### Work to do
Your task is to repeat the lines below exactly, excluding any pictures they contain.
-- BEGIN --
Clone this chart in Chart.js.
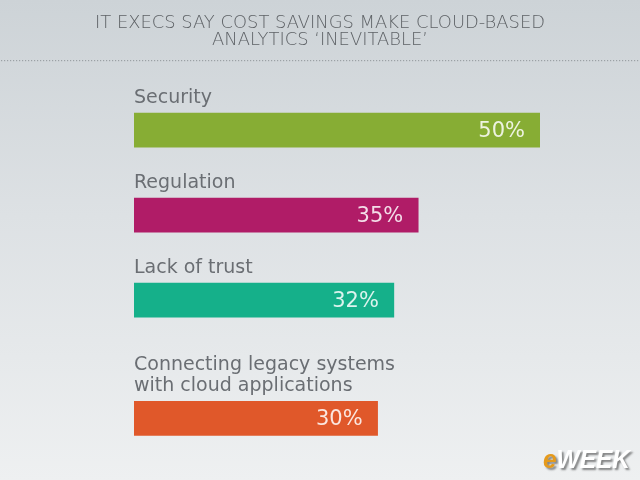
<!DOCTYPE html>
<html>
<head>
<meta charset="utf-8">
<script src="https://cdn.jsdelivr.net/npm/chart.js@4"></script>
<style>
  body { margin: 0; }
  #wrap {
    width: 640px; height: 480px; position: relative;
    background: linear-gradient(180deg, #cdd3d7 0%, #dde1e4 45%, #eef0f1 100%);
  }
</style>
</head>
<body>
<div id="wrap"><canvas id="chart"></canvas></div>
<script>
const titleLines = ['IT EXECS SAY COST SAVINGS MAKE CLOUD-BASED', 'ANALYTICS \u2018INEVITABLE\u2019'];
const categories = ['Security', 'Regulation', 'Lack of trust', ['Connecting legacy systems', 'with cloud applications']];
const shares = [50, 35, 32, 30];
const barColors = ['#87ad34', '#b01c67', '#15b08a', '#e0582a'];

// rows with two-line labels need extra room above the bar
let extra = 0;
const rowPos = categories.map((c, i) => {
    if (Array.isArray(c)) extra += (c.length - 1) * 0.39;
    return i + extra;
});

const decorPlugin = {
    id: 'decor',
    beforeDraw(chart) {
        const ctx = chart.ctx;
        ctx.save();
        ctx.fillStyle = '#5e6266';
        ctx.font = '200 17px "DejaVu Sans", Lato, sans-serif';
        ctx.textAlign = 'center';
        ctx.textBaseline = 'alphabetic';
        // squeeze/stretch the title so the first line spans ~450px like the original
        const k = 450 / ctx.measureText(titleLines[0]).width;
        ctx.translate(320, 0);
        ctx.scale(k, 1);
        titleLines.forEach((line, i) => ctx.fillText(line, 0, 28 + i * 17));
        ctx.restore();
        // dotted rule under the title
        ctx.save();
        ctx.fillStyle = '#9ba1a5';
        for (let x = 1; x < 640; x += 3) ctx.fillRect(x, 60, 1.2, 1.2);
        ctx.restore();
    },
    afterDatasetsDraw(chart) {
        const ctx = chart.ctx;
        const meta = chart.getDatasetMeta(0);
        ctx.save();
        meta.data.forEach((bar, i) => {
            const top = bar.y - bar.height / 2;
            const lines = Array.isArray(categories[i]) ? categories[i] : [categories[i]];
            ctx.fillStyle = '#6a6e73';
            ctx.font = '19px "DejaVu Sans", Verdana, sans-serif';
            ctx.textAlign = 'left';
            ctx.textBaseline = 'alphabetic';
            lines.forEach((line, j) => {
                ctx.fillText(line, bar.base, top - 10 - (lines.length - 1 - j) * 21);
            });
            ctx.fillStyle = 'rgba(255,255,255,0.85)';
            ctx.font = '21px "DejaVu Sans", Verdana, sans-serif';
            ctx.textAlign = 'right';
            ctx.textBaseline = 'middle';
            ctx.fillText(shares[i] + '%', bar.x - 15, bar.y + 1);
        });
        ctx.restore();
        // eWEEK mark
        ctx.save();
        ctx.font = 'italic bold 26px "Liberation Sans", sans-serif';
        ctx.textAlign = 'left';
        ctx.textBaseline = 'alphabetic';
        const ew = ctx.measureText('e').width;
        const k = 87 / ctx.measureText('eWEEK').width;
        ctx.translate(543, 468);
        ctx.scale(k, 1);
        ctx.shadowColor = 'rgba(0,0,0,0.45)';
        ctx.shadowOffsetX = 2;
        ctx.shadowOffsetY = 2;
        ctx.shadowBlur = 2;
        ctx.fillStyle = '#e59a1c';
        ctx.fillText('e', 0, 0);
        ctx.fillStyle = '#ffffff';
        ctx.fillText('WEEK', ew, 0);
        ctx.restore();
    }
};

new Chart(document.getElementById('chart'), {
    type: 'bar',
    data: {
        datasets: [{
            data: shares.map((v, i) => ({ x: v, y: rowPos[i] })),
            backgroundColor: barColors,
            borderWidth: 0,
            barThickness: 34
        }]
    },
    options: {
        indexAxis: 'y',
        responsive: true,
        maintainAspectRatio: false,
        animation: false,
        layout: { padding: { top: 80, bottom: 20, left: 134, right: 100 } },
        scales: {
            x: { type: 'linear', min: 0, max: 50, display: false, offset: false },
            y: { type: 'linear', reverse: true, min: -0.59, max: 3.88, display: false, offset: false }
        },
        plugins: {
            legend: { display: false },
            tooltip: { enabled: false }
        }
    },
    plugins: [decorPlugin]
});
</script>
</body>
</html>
-- END --
### Result below
Clone this chart in Chart.js.
<!DOCTYPE html>
<html>
<head>
<meta charset="utf-8">
<script src="https://cdn.jsdelivr.net/npm/chart.js@4"></script>
<style>
  body { margin: 0; }
  #wrap {
    width: 640px; height: 480px; position: relative;
    background: linear-gradient(180deg, #cdd3d7 0%, #dde1e4 45%, #eef0f1 100%);
  }
</style>
</head>
<body>
<div id="wrap"><canvas id="chart"></canvas></div>
<script>
const titleLines = ['IT EXECS SAY COST SAVINGS MAKE CLOUD-BASED', 'ANALYTICS \u2018INEVITABLE\u2019'];
const categories = ['Security', 'Regulation', 'Lack of trust', ['Connecting legacy systems', 'with cloud applications']];
const shares = [50, 35, 32, 30];
const barColors = ['#87ad34', '#b01c67', '#15b08a', '#e0582a'];

// rows with two-line labels need extra room above the bar
let extra = 0;
const rowPos = categories.map((c, i) => {
    if (Array.isArray(c)) extra += (c.length - 1) * 0.39;
    return i + extra;
});

const decorPlugin = {
    id: 'decor',
    beforeDraw(chart) {
        const ctx = chart.ctx;
        ctx.save();
        ctx.fillStyle = '#5e6266';
        ctx.font = '200 17px "DejaVu Sans", Lato, sans-serif';
        ctx.textAlign = 'center';
        ctx.textBaseline = 'alphabetic';
        // squeeze/stretch the title so the first line spans ~450px like the original
        const k = 450 / ctx.measureText(titleLines[0]).width;
        ctx.translate(320, 0);
        ctx.scale(k, 1);
        titleLines.forEach((line, i) => ctx.fillText(line, 0, 28 + i * 17));
        ctx.restore();
        // dotted rule under the title
        ctx.save();
        ctx.fillStyle = '#9ba1a5';
        for (let x = 1; x < 640; x += 3) ctx.fillRect(x, 60, 1.2, 1.2);
        ctx.restore();
    },
    afterDatasetsDraw(chart) {
        const ctx = chart.ctx;
        const meta = chart.getDatasetMeta(0);
        ctx.save();
        meta.data.forEach((bar, i) => {
            const top = bar.y - bar.height / 2;
            const lines = Array.isArray(categories[i]) ? categories[i] : [categories[i]];
            ctx.fillStyle = '#6a6e73';
            ctx.font = '19px "DejaVu Sans", Verdana, sans-serif';
            ctx.textAlign = 'left';
            ctx.textBaseline = 'alphabetic';
            lines.forEach((line, j) => {
                ctx.fillText(line, bar.base, top - 10 - (lines.length - 1 - j) * 21);
            });
            ctx.fillStyle = 'rgba(255,255,255,0.85)';
            ctx.font = '21px "DejaVu Sans", Verdana, sans-serif';
            ctx.textAlign = 'right';
            ctx.textBaseline = 'middle';
            ctx.fillText(shares[i] + '%', bar.x - 15, bar.y + 1);
        });
        ctx.restore();
        // eWEEK mark
        ctx.save();
        ctx.font = 'italic bold 26px "Liberation Sans", sans-serif';
        ctx.textAlign = 'left';
        ctx.textBaseline = 'alphabetic';
        const ew = ctx.measureText('e').width;
        const k = 87 / ctx.measureText('eWEEK').width;
        ctx.translate(543, 468);
        ctx.scale(k, 1);
        ctx.shadowColor = 'rgba(0,0,0,0.45)';
        ctx.shadowOffsetX = 2;
        ctx.shadowOffsetY = 2;
        ctx.shadowBlur = 2;
        ctx.fillStyle = '#e59a1c';
        ctx.fillText('e', 0, 0);
        ctx.fillStyle = '#ffffff';
        ctx.fillText('WEEK', ew, 0);
        ctx.restore();
    }
};

new Chart(document.getElementById('chart'), {
    type: 'bar',
    data: {
        datasets: [{
            data: shares.map((v, i) => ({ x: v, y: rowPos[i] })),
            backgroundColor: barColors,
            borderWidth: 0,
            barThickness: 34
        }]
    },
    options: {
        indexAxis: 'y',
        responsive: true,
        maintainAspectRatio: false,
        animation: false,
        layout: { padding: { top: 80, bottom: 20, left: 134, right: 100 } },
        scales: {
            x: { type: 'linear', min: 0, max: 50, display: false, offset: false },
            y: { type: 'linear', reverse: true, min: -0.59, max: 3.88, display: false, offset: false }
        },
        plugins: {
            legend: { display: false },
            tooltip: { enabled: false }
        }
    },
    plugins: [decorPlugin]
});
</script>
</body>
</html>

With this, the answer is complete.